On the day that his family was murdered, Ronald DeFeo Jr. spent most of the afternoon with his friends. But he also called his parents and siblings multiple times, mentioning to his friends that he couldn’t get in touch with them. Eventually, he returned to his family’s home in Amityville, New York to check on everyone. No one expected what came next.
Later that same day, on November 13, 1974, the 23-year-old ran to a local bar in hysterics, screaming that his father, mother, two brothers, and two sisters had been murdered. A group of DeFeo’s friends accompanied him back to his house, where they were all met with a gruesome sight: Every member of the DeFeo family had been fatally shot while sleeping in their beds.
When police arrived on the scene, they found Ronald DeFeo Jr. in shock. He told them that he believed his family may have been targeted by the mob. He even named a potential mob hitman. But police soon discovered that the alleged hitman was out of town, and DeFeo’s story wasn’t adding up.
The next day, he confessed to the truth: He killed his family. And, as his lawyer would later claim, the “demonic voices” in his head made him do it.

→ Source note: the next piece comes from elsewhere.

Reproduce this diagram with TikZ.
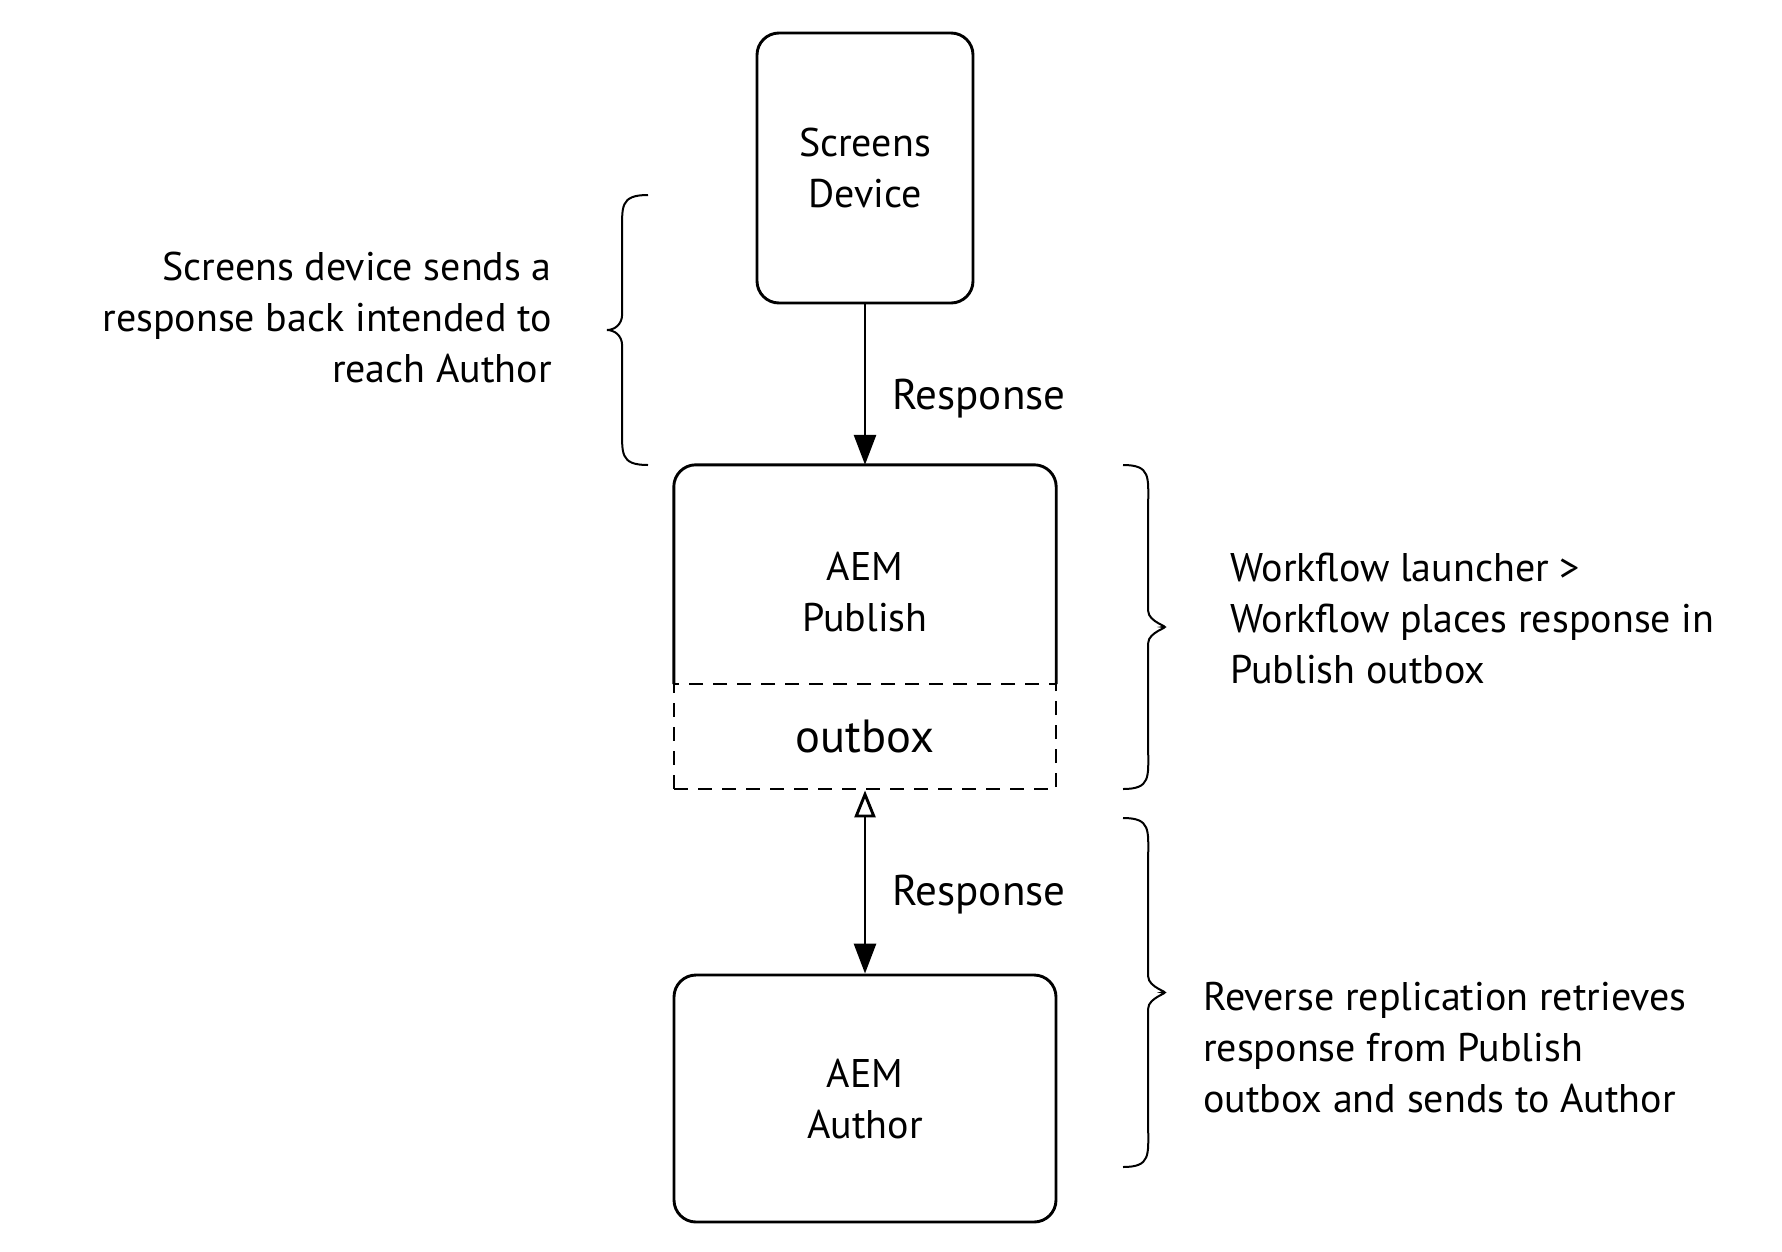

Now known as the Amityville Murders, the ghastly story only evolved from there. The home where the DeFeos were murdered, 112 Ocean Avenue, was soon rumored to be haunted and it inspired the 1979 film The Amityville Horror. But whether or not the “Amityville Horror House” was cursed doesn’t change the truth about what happened there in 1974 — or the man who carried out one of the most infamous crimes in Long Island history.
Ronald Joseph DeFeo Jr. was born on September 26, 1951, the oldest of five children of Ronald DeFeo Sr. and Louise DeFeo. The family led a comfortable, upper-middle-class lifestyle on Long Island, thanks in part to Ronald Sr.’s job at his father-in-law’s car dealership. However, as Biography reports, Ronald Sr. was hot-headed and domineering, and sometimes violent toward his family — especially Ronald Jr., who was nicknamed “Butch.”
Ronald Sr. had high expectations for his eldest son and made his anger and disappointment known whenever Butch failed to live up to them.
If life at home was rough for Butch, it only got worse when he went to school. As a child, he was overweight and shy — and other kids frequently tormented him. By his teen years, Butch started lashing out, both against his abusive father and his classmates.